Da sie sich als "Träger der ältesten Kultur im Lande" sahen, wollten sich ihre Angehörigen auch weiterhin die Führung sichern. Sie versuchten ein einheitliches baltisches Herzogtum zu bilden und wandten sich mit einem Hilfeersuchen an den deutschen Kaiser. Einsprüche der Esten und Letten wurden nicht berücksichtigt. Im September 1917 erkannte Wilhelm II. die Selbstständigkeit des baltischen Herzogtums an und am 5. November wurde es in Riga ausgerufen. Herzog Adolf Friedrich aus Mecklenburg sollte in Personalunion auch die Krone des neuen "Vereinigten baltischen Herzogtums" tragen. Bis zu seiner Ankunft sollte er von einem 10-köpfigen "Regentschaftsrat" unter Führung des livländischen Landmarschalls, Baron Adolf Pilar von Pilchau, vertreten werden.

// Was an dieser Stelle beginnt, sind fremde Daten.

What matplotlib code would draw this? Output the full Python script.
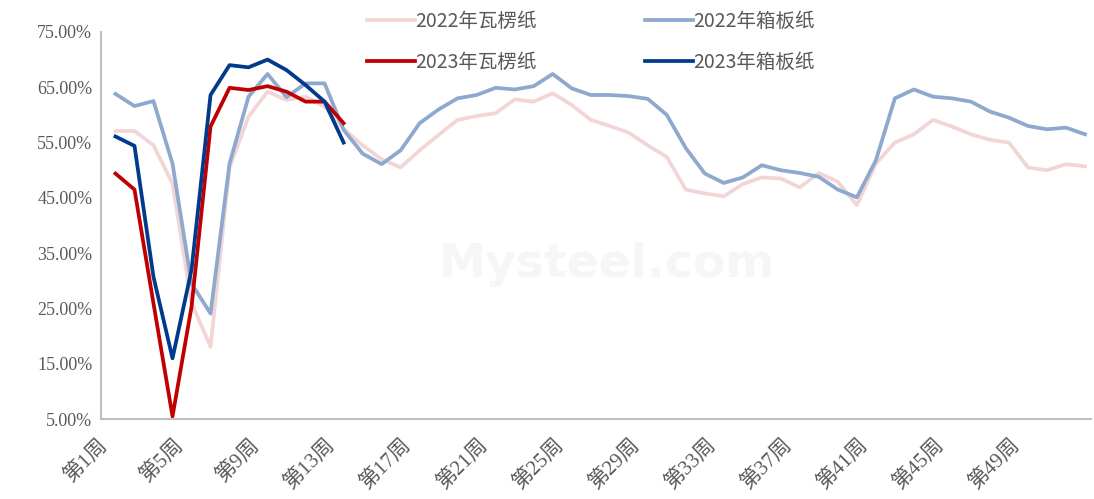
import numpy as np
import matplotlib
matplotlib.use("Agg")
import matplotlib.pyplot as plt
import matplotlib.transforms as mtransforms
from matplotlib.ticker import FuncFormatter

# 数据（从图中读取，单位 %）----------------------------------------------
weeks = np.arange(1, 53)

wl_2022 = [57.1, 57.1, 54.5, 47.6, 26.0, 18.1, 50.5, 59.7, 64.2, 62.7,
           63.3, 61.5, 57.5, 54.5, 52.0, 50.5, 53.6, 56.4, 59.1, 59.8,
           60.3, 62.8, 62.4, 63.9, 61.8, 59.1, 58.0, 56.8, 54.5, 52.4,
           46.5, 45.8, 45.3, 47.5, 48.7, 48.5, 46.9, 49.5, 47.9, 43.7,
           51.2, 55.0, 56.5, 59.1, 57.9, 56.5, 55.5, 55.0, 50.5, 50.0,
           51.1, 50.7]
xb_2022 = [63.8, 61.6, 62.5, 51.2, 29.5, 24.1, 51.2, 63.3, 67.4, 63.2,
           65.7, 65.7, 57.3, 53.0, 51.1, 53.6, 58.5, 61.0, 63.0, 63.6,
           64.9, 64.6, 65.2, 67.4, 64.8, 63.6, 63.6, 63.4, 62.9, 60.0,
           54.0, 49.4, 47.7, 48.7, 50.9, 50.0, 49.5, 48.8, 46.5, 45.1,
           51.8, 63.0, 64.6, 63.3, 63.0, 62.4, 60.6, 59.5, 58.0, 57.4,
           57.7, 56.5]
wl_2023 = [49.4, 46.5, 25.9, 5.5, 25.3, 57.9, 64.9, 64.5, 65.2, 64.2,
           62.4, 62.4, 58.5]
xb_2023 = [56.1, 54.4, 30.7, 16.0, 32.0, 63.6, 69.0, 68.6, 70.0, 68.1,
           65.4, 62.4, 55.0]

tick_weeks = list(range(1, 53, 4))
tick_labels = [f"第{w}周" for w in tick_weeks]
yticks = [5, 15, 25, 35, 45, 55, 65, 75]

# 绘图 ------------------------------------------------------------------
plt.rcParams['font.family'] = ['Liberation Serif', 'Noto Sans CJK SC', 'DejaVu Sans']
fig = plt.figure(figsize=(10.94, 4.99), dpi=100)
ax = fig.add_axes([0.092, 0.160, 0.905, 0.776])

l1, = ax.plot(weeks, wl_2022, color='#F2D6D6', lw=2.7, label='2022年瓦楞纸')
l2, = ax.plot(weeks, xb_2022, color='#8EA8CE', lw=2.7, label='2022年箱板纸')
l3, = ax.plot(weeks[:len(wl_2023)], wl_2023, color='#C00000', lw=2.7, label='2023年瓦楞纸')
l4, = ax.plot(weeks[:len(xb_2023)], xb_2023, color='#003A8C', lw=2.7, label='2023年箱板纸')

# 水印
fig.text(0.555, 0.47, 'Mysteel.com', fontsize=34, color='#F6F6F6',
         family='DejaVu Sans', fontweight='bold', ha='center', va='center', zorder=0)

ax.set_xlim(0.22, 52.3)
ax.set_ylim(5, 75)
ax.set_yticks(yticks)
ax.yaxis.set_major_formatter(FuncFormatter(lambda v, p: f"{v:.2f}%"))
ax.set_xticks(tick_weeks)
ax.set_xticklabels(tick_labels, rotation=45, ha='right', rotation_mode='anchor')
ax.tick_params(axis='both', length=0, labelsize=13, colors='#595959')
ax.tick_params(axis='x', labelsize=15, pad=12)
ax.tick_params(axis='y', pad=6)
shift = mtransforms.ScaledTranslation(-18 / 100, 0, fig.dpi_scale_trans)
for lab in ax.get_xticklabels():
    lab.set_transform(lab.get_transform() + shift)

for s in ['top', 'right']:
    ax.spines[s].set_visible(False)
for s in ['left', 'bottom']:
    ax.spines[s].set_color('#BFBFBF')
    ax.spines[s].set_linewidth(1.5)

leg = fig.legend(handles=[l1, l3, l2, l4], loc='upper left', bbox_to_anchor=(0.3196, 1.014),
                 ncol=2, frameon=False, handlelength=2.45, columnspacing=5.6,
                 labelspacing=1.05, handletextpad=0.0,
                 prop={'family': ['Noto Sans CJK SC'], 'size': 14})
for t in leg.get_texts():
    t.set_color('#595959')

fig.savefig('out.png', dpi=100)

Im Frieden von Brest-Litowsk (03.03.1918) verzichtet Sowjetrussland u. a. auf seine Hoheitsrechte in Kurland, dessen künftige Verhältnisse vom Deutschen Reich im Einvernehmen mit den dortigen Völkern nach dem Selbstbestimmungrecht gelöst werden sollen. Estland und Livland bleiben vorläufig von deutscher Polizeimacht besetzt. Das unter ritterschaftlicher Führung stehende Gremium, das auch als "Vereinigter Landesrat" bezeichnet wurde, beschloss zudem am 12.04.1918, den Deutschen Kaiser zu bitten, das Baltische Herzogtum unter den Schutzdes Deutschen Reiches zu stellen. Derartige Pläne offenbarten den illusionären Charakter der damaligen deutschen Ostpolitik und der politischen Hoffnungen deutschbaltischer Führungskräfte.

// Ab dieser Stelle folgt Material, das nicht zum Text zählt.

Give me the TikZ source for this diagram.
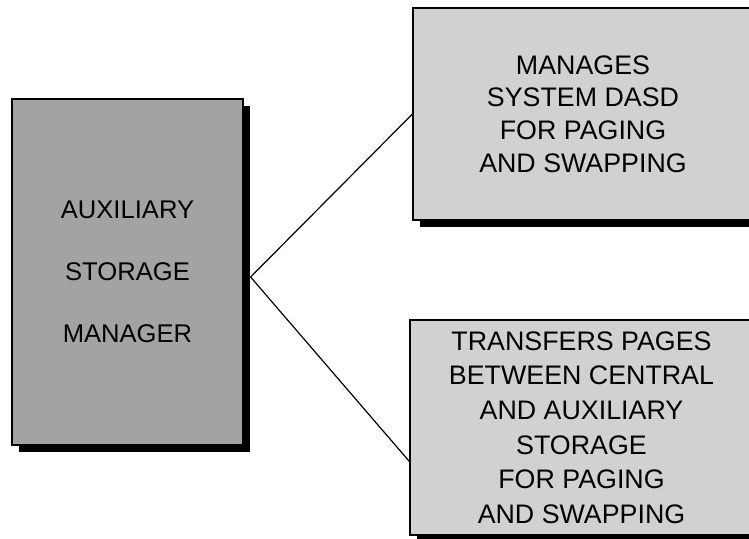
\documentclass[tikz,border=0pt]{standalone}
\usepackage{fontspec}
\setmainfont{Liberation Sans}
\usetikzlibrary{positioning,shadows,calc}

\begin{document}
\begin{tikzpicture}[
    x=0.5pt, y=-0.5pt,
    panel/.style={rectangle, draw, line width=0.6pt, align=center,
      drop shadow={shadow xshift=3.5pt, shadow yshift=-3.5pt, fill=black, opacity=1}},
    link/.style={line width=0.6pt}
]
\useasboundingbox (0,0) rectangle (749,538);

% Manager
\node[panel, fill=black!36, minimum width=115.5pt, minimum height=173pt,
      font=\fontsize{12.8}{31}\selectfont] (asm) at (127.5,272) {AUXILIARY\\STORAGE\\MANAGER};

% DASD management
\node[panel, fill=black!18, minimum width=170pt, minimum height=106pt,
      font=\fontsize{13.4}{16.3}\selectfont] (dasd) at (583,114) {MANAGES\\SYSTEM DASD\\FOR PAGING\\AND SWAPPING};

% Page transfer
\node[panel, fill=black!18, minimum width=171.5pt, minimum height=107.5pt,
      font=\fontsize{13.4}{17.3}\selectfont] (xfer) at (581.5,427.5) {TRANSFERS PAGES\\BETWEEN CENTRAL\\AND AUXILIARY\\STORAGE\\FOR PAGING\\AND SWAPPING};

% Lines
\coordinate (fork) at ([xshift=3.5pt,yshift=-2.5pt]asm.east);
\draw[link] (fork) -- (dasd.west);
\draw[link] (fork) -- ([yshift=-17pt]xfer.west);

\end{tikzpicture}
\end{document}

Der am 03.10.1918 erste parlamentarisch berufene Reichkanzler Prinz Max von Baden vollzog einen totalen Bruch mit der bisherigen Baltikumpolitik, indem er sich nunmehr am Selbstbestimmungsrecht der Nationalitäten orientierte. Es war insbesondere der spätere Vorsitzdende der deutschen Saeimafraktion, Paul Schiemann, der beim Kanzler dafür warb, den baltischen Völkern eigene Parlamente und Regierungen zu geben und damit den Anstoss zur entscheidenden Wende in der deutschen Baltikumpolitik gegeben hat.

Am 11.11.1918 verzichtet Deutschland mit der Unterzeichnung des Waffenstillstandsabkommens in französischen Compiègne auf die Vereinbarungen des Friedensvertrages von Brest-Litowsk und stimmt der Zurückführung aller deutschen Truppen im Osten hinter die Grenzen von 1914 zu. Noch am gleichen Tag wird die Republik Lettland ausgerufen. Die Republik Estland war bereits am 24.02.1918 proklamiert worden.

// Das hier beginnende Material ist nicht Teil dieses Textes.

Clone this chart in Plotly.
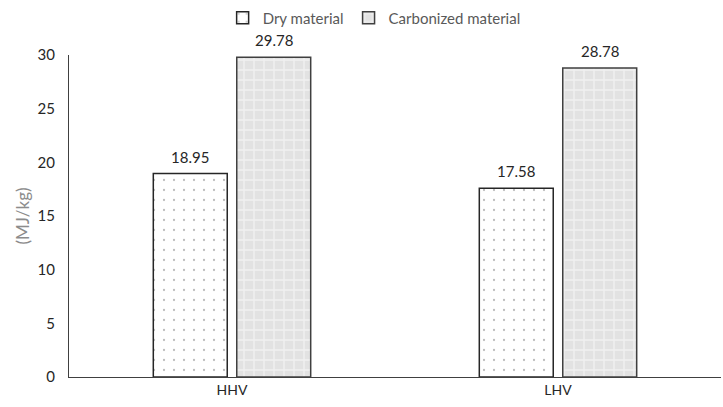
import plotly.graph_objects as go

categories = ["HHV", "LHV"]
dry_values = [18.95, 17.58]
carbonized_values = [29.78, 28.78]
y_ticks = [0, 5, 10, 15, 20, 25, 30]

font_family = "Lato, 'Open Sans', sans-serif"

fig = go.Figure()
fig.add_trace(go.Bar(
    name="Dry material",
    x=categories,
    y=dry_values,
    marker=dict(
        color="white",
        line=dict(color="#262626", width=1.5),
        pattern=dict(shape=".", fgcolor="#7a7a7a", bgcolor="white", size=10, solidity=0.04),
    ),
))
fig.add_trace(go.Bar(
    name="Carbonized material",
    x=categories,
    y=carbonized_values,
    marker=dict(
        color="#e6e6e6",
        line=dict(color="#404040", width=1.5),
        pattern=dict(shape="+", fgcolor="white", bgcolor="#e2e2e2", size=10, solidity=0.25),
    ),
))

# value labels placed above each bar (bars sit +/- ~42 px from the category centre)
for vals, shift in ((dry_values, -42), (carbonized_values, 42)):
    for cat, v in zip(categories, vals):
        fig.add_annotation(
            x=cat, y=v, xref="x", yref="y",
            text=f"{v:.2f}", showarrow=False,
            xshift=shift, yshift=17,
            font=dict(size=15, color="#262626", family=font_family),
        )

fig.update_layout(
    width=723,
    height=407,
    margin=dict(l=69, r=2, t=53, b=30),
    paper_bgcolor="white",
    plot_bgcolor="white",
    barmode="group",
    bargap=0.488,
    bargroupgap=0.114,
    font=dict(family=font_family, size=14, color="#595959"),
    showlegend=True,
    legend=dict(
        orientation="h",
        x=0.468, xanchor="center",
        y=1.115, yanchor="middle",
        font=dict(size=15, color="#595959"),
        traceorder="normal",
        itemwidth=30,
    ),
    xaxis=dict(
        showline=True, linecolor="#404040", linewidth=1,
        showgrid=False, ticks="",
        tickfont=dict(size=14, color="#262626"),
    ),
    yaxis=dict(
        range=[0, 30],
        tickvals=y_ticks,
        showline=True, linecolor="#404040", linewidth=1,
        showgrid=False, zeroline=False, ticks="",
        ticklabelstandoff=10,
        tickfont=dict(size=15, color="#262626"),
        title=dict(text="(MJ/kg)", font=dict(size=17, color="#8c8c8c"), standoff=3),
    ),
)

fig.write_html("out.html")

Nach dem Abzug der 8. Deutschen Armee drängten deren Reste als "Eiserne Division" gemeinsam mit der aus deutschbaltischen Freiwilligen aufgestellten "Landeswehr" und einem geringen lettischen Kontingent die bolschewistischen Truppen ausser Landes. Die Deutschbalten leisteten einen entscheidenden Beitrag zur Abwehr der kommunistischen Machtansprüche und damit zum Kampf um die Freiheit Estlands und Lettlands. Dennoch verloren sie, die im zarischen Rußland oftmals als hervorragende Staatsmänner, Feldherren, Wissenschaftler und Künstler gewirkt hatten, in beiden baltischen Republiken endgültig ihre gesellschaftliche Vorrangstellung.

 

 

Karte Baltikum
Der Hitler-Stalinpakt vom 23.08.1939 bringt die Baltenrepubliken in den Machtbereich der Sowjetunion.

Am 30.10.1939 wird der deutsch-lettische Vertrag zur Umsiedlung der Baltendeutschen in das Gebeit des
Deutschen Reiches abgeschlossen und am 22.06.1940 verlieren alle drei baltischen Staten ihre Unabhängigkeit,
als sie der Sowjetunion "angeschlossen" werden.



Seit dem 01.05.2004 gehören Estland, Lettland und Litauen zur Europäischen Union.

In Estland soll im Jahre 2006 der EURO zum Zahlungsmittel werden!